Apr 1, 2015

IR - One Definition A Day: Arbitration

IR - One Definition A Day : Arbitration (p. 33, Ref. 1)

A method of conflict settlement involving third-party intervention. Arbitration is a favored method of settlement in domestic labor-management conflicts, at least in the advanced industrial countries (AICs). The basis of an arbitration award is that the parties to the conflict agree to submit their differences to the third party to make a binding decision to settle the dispute. 

The arbitrator may apply known rules, precedents and laws in seeking a settlement and the arbitration award may be reinforced by sanctions to secure compliance. It is possible, and desirable, for the parties to agree to these rules, at least implicitly, in advance. This means that existing rules and practices can be abandoned in favor of any agreed-upon set of principles. Thus arbitration is more flexible than adjudication because the latter process tends to rigorously eschew innovation and to reflect a status quo frame of reference.


In international relations arbitration as a form of settlement has always had powerful advocates but, apart from a short period in the late nineteenth and early twentieth centuries, it has been little used. Anglo-American diplomacy provides the best examples in the modern world. The Jay Treaty of 1794 inaugurated arbitration as a method of settlement between the two states. The most famous case is that of the Alabama Arbitration of 1872. Scholars are generally agreed that this settlement in favor of the US was prompted by the desire of both parties to improve their relations rather than by any philosophical commitment to the arbitration process.

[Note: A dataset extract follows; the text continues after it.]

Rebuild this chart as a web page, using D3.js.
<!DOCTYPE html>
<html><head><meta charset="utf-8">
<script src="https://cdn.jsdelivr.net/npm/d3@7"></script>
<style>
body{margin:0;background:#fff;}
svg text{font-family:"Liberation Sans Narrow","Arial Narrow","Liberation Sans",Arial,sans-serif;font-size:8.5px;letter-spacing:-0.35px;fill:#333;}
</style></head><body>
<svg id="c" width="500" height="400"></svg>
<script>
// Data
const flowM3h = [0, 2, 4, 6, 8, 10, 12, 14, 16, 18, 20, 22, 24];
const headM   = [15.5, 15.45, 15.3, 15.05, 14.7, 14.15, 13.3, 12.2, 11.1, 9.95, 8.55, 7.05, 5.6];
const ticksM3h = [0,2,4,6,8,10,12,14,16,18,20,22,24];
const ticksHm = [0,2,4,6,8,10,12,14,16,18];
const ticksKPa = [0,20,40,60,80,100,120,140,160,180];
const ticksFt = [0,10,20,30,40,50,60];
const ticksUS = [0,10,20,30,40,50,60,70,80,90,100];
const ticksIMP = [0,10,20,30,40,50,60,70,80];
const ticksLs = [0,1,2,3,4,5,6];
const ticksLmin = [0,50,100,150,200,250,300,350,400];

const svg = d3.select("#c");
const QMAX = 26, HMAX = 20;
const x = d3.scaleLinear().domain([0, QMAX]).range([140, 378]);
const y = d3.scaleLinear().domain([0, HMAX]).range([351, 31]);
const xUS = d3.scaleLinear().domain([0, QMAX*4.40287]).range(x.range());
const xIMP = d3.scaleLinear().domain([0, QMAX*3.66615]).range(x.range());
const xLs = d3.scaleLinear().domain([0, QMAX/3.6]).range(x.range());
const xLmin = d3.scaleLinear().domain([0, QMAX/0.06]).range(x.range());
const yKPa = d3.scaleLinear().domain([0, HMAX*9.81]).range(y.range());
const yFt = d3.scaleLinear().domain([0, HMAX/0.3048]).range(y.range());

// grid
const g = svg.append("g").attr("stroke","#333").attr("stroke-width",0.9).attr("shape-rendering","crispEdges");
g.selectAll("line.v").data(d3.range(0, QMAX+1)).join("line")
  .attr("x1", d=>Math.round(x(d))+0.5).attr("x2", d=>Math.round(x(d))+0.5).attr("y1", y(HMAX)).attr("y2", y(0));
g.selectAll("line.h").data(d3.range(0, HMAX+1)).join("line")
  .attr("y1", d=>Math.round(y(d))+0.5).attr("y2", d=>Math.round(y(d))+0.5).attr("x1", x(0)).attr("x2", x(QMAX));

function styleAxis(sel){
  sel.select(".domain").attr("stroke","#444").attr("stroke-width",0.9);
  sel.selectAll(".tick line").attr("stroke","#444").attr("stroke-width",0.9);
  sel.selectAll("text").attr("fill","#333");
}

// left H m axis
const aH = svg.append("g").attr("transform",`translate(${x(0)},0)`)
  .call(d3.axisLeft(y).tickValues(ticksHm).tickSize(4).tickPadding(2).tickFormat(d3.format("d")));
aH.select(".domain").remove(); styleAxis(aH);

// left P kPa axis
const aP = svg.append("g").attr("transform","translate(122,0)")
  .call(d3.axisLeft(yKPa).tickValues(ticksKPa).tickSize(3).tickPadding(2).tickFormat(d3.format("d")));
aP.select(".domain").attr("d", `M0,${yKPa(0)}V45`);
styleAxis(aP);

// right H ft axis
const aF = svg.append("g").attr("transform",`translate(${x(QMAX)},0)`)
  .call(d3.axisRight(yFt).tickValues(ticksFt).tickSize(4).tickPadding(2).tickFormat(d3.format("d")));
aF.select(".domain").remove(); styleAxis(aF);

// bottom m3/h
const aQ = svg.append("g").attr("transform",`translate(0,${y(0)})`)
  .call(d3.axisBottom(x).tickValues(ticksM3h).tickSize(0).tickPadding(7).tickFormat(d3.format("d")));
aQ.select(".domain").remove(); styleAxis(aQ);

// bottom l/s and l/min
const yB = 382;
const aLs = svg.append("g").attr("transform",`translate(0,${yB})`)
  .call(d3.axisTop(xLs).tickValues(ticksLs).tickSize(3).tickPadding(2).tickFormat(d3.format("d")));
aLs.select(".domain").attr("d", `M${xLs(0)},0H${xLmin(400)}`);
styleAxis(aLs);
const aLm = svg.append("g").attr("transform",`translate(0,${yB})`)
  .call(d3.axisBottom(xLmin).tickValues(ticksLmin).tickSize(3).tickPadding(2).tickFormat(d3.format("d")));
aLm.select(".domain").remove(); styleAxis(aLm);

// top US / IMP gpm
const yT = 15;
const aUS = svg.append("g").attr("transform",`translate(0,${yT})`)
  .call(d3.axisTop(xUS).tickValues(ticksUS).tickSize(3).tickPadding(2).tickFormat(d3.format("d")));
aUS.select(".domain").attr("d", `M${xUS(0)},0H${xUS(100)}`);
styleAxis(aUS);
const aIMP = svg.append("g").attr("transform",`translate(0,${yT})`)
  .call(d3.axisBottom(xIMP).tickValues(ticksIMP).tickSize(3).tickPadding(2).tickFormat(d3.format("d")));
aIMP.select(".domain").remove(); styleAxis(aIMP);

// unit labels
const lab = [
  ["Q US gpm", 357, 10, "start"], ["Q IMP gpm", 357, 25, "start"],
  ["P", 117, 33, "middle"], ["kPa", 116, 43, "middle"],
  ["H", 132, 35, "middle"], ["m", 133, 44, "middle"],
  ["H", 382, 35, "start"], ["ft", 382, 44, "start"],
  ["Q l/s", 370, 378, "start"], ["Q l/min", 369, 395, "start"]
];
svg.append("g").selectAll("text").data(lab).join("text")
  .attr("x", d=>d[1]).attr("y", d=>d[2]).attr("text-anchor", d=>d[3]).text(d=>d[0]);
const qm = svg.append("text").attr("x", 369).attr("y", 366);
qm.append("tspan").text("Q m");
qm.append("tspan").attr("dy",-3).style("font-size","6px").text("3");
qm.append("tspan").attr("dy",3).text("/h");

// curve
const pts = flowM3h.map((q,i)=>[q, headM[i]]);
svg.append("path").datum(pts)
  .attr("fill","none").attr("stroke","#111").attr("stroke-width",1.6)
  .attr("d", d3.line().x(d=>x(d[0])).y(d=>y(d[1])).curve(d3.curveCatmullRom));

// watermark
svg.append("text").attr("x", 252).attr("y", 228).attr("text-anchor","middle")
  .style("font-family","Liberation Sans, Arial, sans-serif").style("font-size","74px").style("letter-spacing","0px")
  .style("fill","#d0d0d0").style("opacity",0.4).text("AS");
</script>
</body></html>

Many idealists regarded the development of arbitration as essential if war was to be eradicated from international relations. The two Hague Peace Conferences (1899 and 1907) failed to achieve agreement on compulsory arbitration but succeeded in creating the Permanent Court of  Arbitration. This was, in point of fact, neither permanent nor a court. It was a list of persons from which the parties to a conflict could select a name.


Arbitration has not had the success or impact that the nineteenth and twentieth century idealist believed. Essentially the consensus that is required to make arbitration work has been absent. Moreover, although it is marginally more flexible than adjudication, arbitration appears not to be favored in the present system as a means of settlement. The growth of international regional institutions in the contemporary system must be as accounted a major force in reducing the potential for arbitration as a third party mode.